A 2020 report from the Polaris Project, a nonprofit dedicated to combatting trafficking in North America, showed that 52% of victims reported to the Trafficking Hotline were not citizens of the United States or legal residents. Most victims of human trafficking come from Latin America and the Caribbean. Particularly vulnerable are migrants from Mexico, who frequently end up trafficked into the agriculture sector.
"The most egregious figures come from the agriculture sector, where 76% of the likely victims were immigrants and nearly half of all likely victims - immigrant and not - were from Mexico," according to the report.
According to the DEA, cartels have been seeking to increase profits by using drug trafficking routes for human trafficking as an additional source of revenue. Drug and human trafficking are strongly linked together. Cartels will take advantage of the women and children they smuggle across the border by forcing them to transport drugs.
"For traffickers, it doesn’t matter which product is being sold — both drugs and sex are lucrative industries — as long as money is made," according to the DEA. "Violent criminals like this see no difference between abusing a woman’s body by forcing her to swallow bags of drugs or by forcing her to have sex with hundreds of men."
FOX News recently reported that Mexican cartels make as much as $14 million dollars a day smuggling individuals across the border and into the United States. Retired Tucson Border Patrol Chief Roy Villareal recently stated that trafficked individuals become slaves to pay to be smuggled across the U.S. border.
“A lot of these vulnerable populations use their life savings,” Villareal told FOX News. “Some are essentially indentured servants, and they’re working off this debt for a long period of time. In other cases, some of these migrants are asked to transport narcotics or some form of crime to work off a different part of their debt.”
As the U.S. faces an increase in illegal immigration, the fear is that human trafficking cases will rise as well.
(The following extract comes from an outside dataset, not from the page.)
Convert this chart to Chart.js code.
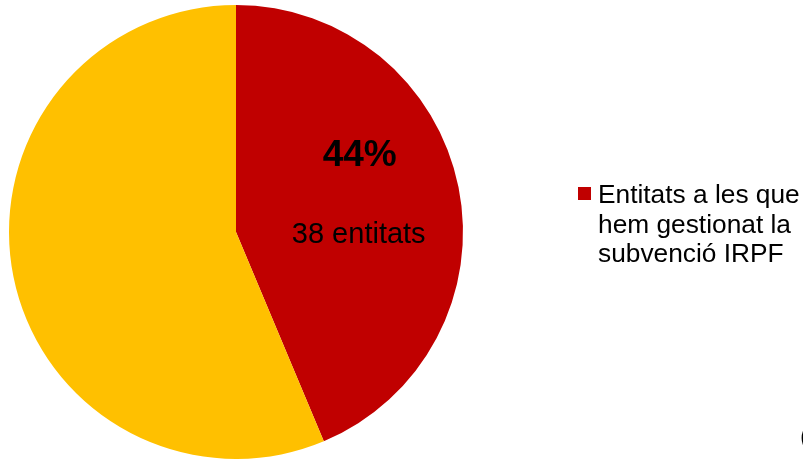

In July of 2021, law enforcement authorities caught 212,672 migrants attempting to cross the southern border illegally, U.S. News reported. This number is the highest the United States has seen in 21 years.
From May through July, Operation Rescue Me, led by U.S. Immigration Customs Enforcement (ICE), Homeland Security Investigations (HSI) and the U.S. Marshals Service (USMS) resulted in the recovery of three minors and the location of 75 more in Dona Ana County, N.M. The agencies offered services to these children that would help determine the exploitation threat to at-risk children.
One incident in Las Cruces shows the danger posed by cartels trafficking women. KVIA News reported that a police response to a 911 call near the end of July found 25 people crammed into two different hotel rooms. The caller noticed that some younger women were naked and appeared to have been under the influence of drugs. All 25 were found to be migrants, according to an unnamed source.